Jumat, 03 April 2015

Ruang Yang Kusebut Hati

Diposting oleh Rumah Kopi di 08.25

Pada ruang atau apalah itu yang kusebut hati, mungkin aku kembali gagal mengikat kuat-kuat makluk bernama dendam yang kupenjarakan di sana. Kegelisahan itu seperti siluman paling sadis berputar-putar di sekitarku. Tentu ia tidak datang begitu saja tanpa membaui aroma borok yang bersemayam di sana.



Barangkali kita, ah bukan kita, aku saja. Aku bisa saja pura-pura lupa tentang peristiwa lampau. Tetapi sejarah akan bercerita pada masa yang akan segera tiba. Tentang rahasia-rahasia itu, kesakitan itu, luka-luka yang ingin kuhapus saja dan nyatanya malah membatu sehingga memberatkan setiap langkah ini.


Aku tidak tahu apa itu kebaikan? Aku juga kurang paham mengenai cinta serta antek-anteknya! Setahuku , aku tidak bisa berpura-pura baik, serta berpura-pura cinta. Nyatanya apa yang berada pada ruang yang kusebut hati itu, tak bisa kukendalikan mana kala ia berontak keluar begitu saja. Maka dari itu ketika aku berkata: "Aku sayang, atau aku sebal, atau aku kangen, serta aku takut," sesungguhnya itulah kenyataannya.

Sudah terlalu lama aku bersembunyi pada topeng berwujud keceriaan. Riak menertawakan kegembiraan. Sebenarnya itu adalah tangis yang tak disertai air mata sebab kau tahu? Air mataku telah jatuh dalam ruang yang kusebut hati tadi.

Ah, terkutuklah aku menjadikanmu pelampiasan atas rasa takut ini. Takut tersakiti. Takut dikecewakan. Takut. Dan takut.

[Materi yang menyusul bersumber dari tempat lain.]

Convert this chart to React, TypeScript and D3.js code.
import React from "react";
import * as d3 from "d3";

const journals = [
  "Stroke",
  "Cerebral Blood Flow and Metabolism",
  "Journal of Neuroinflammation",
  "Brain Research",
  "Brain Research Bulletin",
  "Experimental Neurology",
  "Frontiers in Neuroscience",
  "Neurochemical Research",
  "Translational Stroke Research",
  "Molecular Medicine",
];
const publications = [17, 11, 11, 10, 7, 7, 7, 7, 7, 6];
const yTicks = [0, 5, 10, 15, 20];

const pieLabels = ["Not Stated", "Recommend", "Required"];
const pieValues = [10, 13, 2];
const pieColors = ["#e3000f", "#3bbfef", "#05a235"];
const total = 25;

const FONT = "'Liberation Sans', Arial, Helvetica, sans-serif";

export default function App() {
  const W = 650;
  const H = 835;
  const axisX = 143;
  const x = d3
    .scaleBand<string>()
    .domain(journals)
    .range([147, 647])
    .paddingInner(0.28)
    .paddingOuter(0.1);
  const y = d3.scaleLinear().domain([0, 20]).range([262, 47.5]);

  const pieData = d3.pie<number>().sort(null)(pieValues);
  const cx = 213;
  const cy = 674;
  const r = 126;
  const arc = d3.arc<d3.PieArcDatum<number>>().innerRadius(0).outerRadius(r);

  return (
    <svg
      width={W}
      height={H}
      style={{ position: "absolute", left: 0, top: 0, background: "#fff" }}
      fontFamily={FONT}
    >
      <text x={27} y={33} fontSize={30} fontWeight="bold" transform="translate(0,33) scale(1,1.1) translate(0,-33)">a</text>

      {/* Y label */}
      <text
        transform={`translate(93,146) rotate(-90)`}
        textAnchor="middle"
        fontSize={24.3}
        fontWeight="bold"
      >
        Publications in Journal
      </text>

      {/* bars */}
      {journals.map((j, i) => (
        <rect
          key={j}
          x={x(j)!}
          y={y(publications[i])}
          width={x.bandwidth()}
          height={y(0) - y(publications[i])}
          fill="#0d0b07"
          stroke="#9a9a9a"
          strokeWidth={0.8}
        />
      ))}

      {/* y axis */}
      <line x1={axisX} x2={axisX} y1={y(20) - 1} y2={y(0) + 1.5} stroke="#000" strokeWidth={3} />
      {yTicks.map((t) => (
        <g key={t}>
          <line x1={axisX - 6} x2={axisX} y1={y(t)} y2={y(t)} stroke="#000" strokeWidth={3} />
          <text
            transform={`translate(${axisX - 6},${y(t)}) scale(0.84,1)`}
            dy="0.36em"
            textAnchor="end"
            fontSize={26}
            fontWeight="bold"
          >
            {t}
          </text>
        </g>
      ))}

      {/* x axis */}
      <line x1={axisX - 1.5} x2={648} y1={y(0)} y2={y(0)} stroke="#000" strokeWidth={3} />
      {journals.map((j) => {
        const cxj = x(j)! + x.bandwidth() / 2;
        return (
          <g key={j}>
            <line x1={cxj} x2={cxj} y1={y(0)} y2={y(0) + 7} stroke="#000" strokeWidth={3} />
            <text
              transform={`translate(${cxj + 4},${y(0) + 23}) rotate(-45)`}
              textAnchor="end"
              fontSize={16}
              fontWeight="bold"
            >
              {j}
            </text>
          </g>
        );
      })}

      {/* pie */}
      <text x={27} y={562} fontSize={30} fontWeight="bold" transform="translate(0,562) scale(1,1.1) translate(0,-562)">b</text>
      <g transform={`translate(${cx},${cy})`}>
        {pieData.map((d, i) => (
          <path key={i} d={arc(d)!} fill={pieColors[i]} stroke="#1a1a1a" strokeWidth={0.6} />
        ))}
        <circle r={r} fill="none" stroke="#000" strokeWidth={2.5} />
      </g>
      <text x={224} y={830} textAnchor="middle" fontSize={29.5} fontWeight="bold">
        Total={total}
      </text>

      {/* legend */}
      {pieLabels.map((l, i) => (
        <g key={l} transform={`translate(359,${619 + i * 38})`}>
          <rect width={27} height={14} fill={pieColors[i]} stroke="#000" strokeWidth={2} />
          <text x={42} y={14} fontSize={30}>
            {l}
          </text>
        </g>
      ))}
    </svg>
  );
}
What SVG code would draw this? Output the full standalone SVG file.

Pernah aku mangadu pada alam semesta. Aku memintanya menjadi saksi bahwa kelak aku tidak akan lagi membagikan separo atau bahkan seluruh ruang bernama hati tadi, pada makluk yang kusebut kesayangan. Nyatanya alam tidak menyetujuinya dan justru menghadirkan kembali tangan-tangan yang telah menggedor pintu ruang yang bangunannya tak lagi kokoh itu. 

Pernah juga aku berbisik pada bumi ini untuk bersabar sejenak. Sabar membiarkanku berjalan, sesekali berlari, jatuh lalu bangkit merangkak kemudian kembali berjalan di atasnya sampai waktu itu benar-benar tiba. Waktu di mana akhir dari segala kesakitan, awal dari keabadian tak berujung itu, aku melenggang dengan langkah seringan bulu-bulu angsa; tanpa dendam serta kesakitan-kesakitan.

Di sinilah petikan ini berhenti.